Of course a cake that includes beets, melted dark chocolate, poppy seeds, and crème fraîche called to me, especially one that promised a molten lava center. I remember wanting to make this for my sister Hope’s birthday back in November but decided it was too risky. At last I’ve embarked on the project, during my own birthday week no less.

Turns out this chocolate cake is dreamy, silky, and not too sweet; the beets keep the cake moist without offering a beety flavor. Think carrots in a carrot cake, or zucchini in zucchini bread. The cake is served with tangy crème fraîche and poppy seeds, a playful take on the classic beet and sour cream flavor combination in eastern European cooking.

To serve, I thought of the china I keep in my cupboard that belonged to my father’s mother, my namesake, whom I never met. Reading Nigel Slater always makes me a little nostalgic, and the old, delicate china that once belonged to Mahala McLaughlin seemed like a fitting presentation.

Serve to friends. Serve with love. And you don’t have to tell anyone there are beets inside, unless, like me, they’re into that kind of thing.

Incredibly Moist Chocolate Beet Cake
From Nigel Slater, Tender

8 ounces (240 g) beets, unpeeled and rinsed (approx. 2 beets)
7 ounces (200 g) bittersweet or semisweet chocolate, chopped
1/4 c (60 ml) hot espresso
7 ounces (200 g) butter, room temp, cut into small cubes
1 cup (135 g) flour
3 tbsp unsweetened cocoa powder
1 heaping tsp baking powder
5 large eggs, separated, at room temp
1 cup (190 g) superfine, or caster, sugar

Butter the bottom and sides of an 8-inch (20 cm) springform cake pan, then line with a disc of parchment paper. Preheat the oven to 350 F (180 C).

Cook the beets, whole and unpeeled, in boiling, unsalted water for 30 to 40 minutes, with the lid slightly askew. They’re done when a knife can easily pierce through the flesh. Drain and rinse in cold water. When cool, peel them, and pulse in a food processor until they’re a rough purée.

Melt the chocolate in a bowl over a pot of simmering water. Do not stir. When the chocolate is just about all melted, turn off the heat, and add the hot espresso, stirring only once. Add the butter to the melted chocolate, pressing it into the chocolate but not stirring.
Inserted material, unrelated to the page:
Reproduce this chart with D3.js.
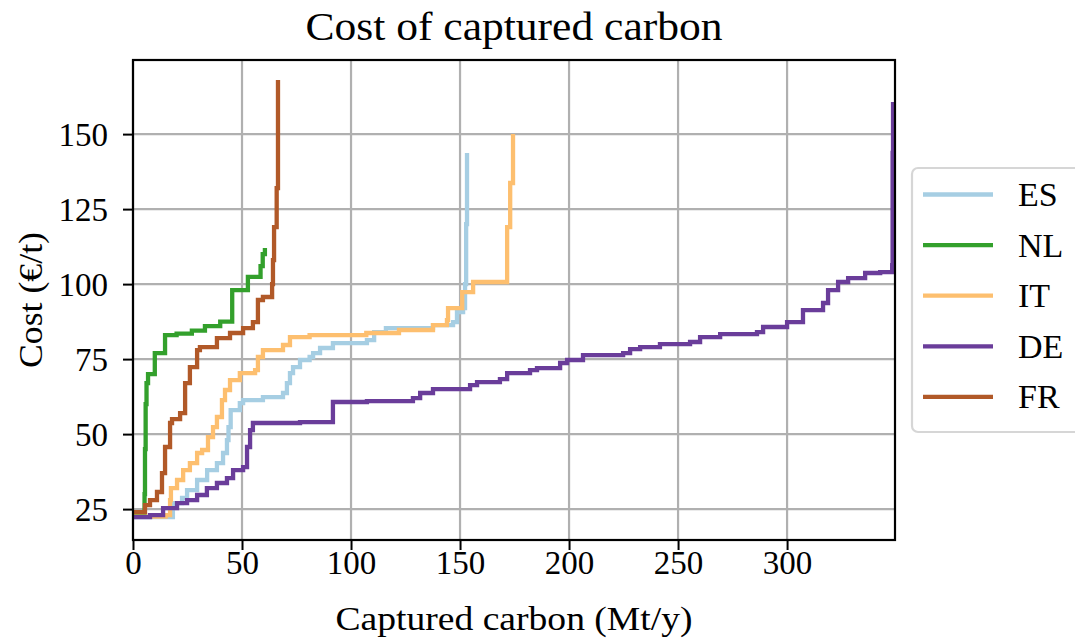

Leave to soften.

Sift together the flour, cocoa powder, and baking powder. Put your egg whites in a mixing bowl. Stir the egg yolks together by hand.

Working quickly but gently, stir the butter into the melted chocolate, and leave for a few minutes to cool, then stir in the egg yolks. Fold in the beet purée. Whisk the egg whites by hand or using a stand mixer until stiff, then fold the sugar into the egg whites. Fold the egg whites and sugar into the chocolate mixture, careful not to overmix. Fold in the flour and cocoa.
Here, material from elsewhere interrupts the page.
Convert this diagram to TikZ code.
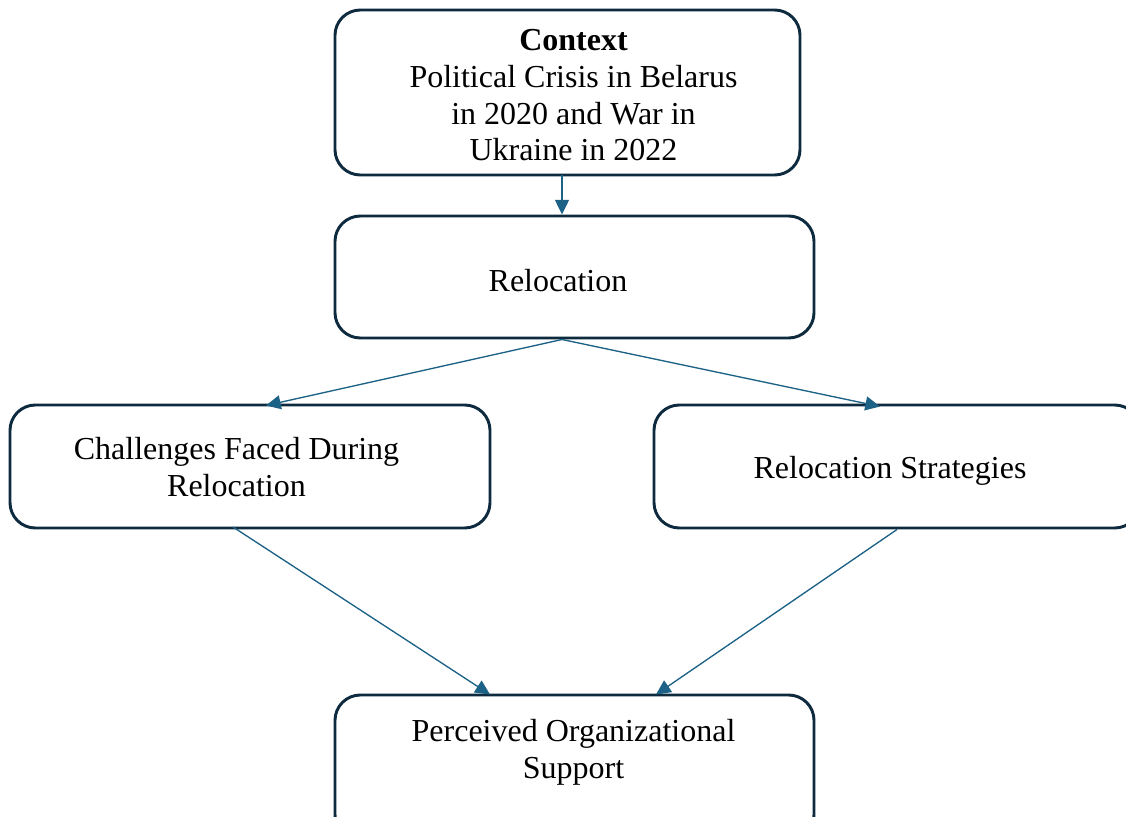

Transfer quickly to the prepared cake pan and put in the oven, turning the temperature down to 325 F (160 C). Bake for 40 minutes; the rim will just barely be separating from the edges and the center will still be a bit wobbly when gently shaken.

Let cool completely in the cake pan on a wire rack (it will sink a little in the center). Loosen around the edges with a butter knife after a half hour or so. Only remove the cake from its pan when it has cooled completely. Serve in thick slices with crème fraiche and poppy seeds. Grandmother’s china optional.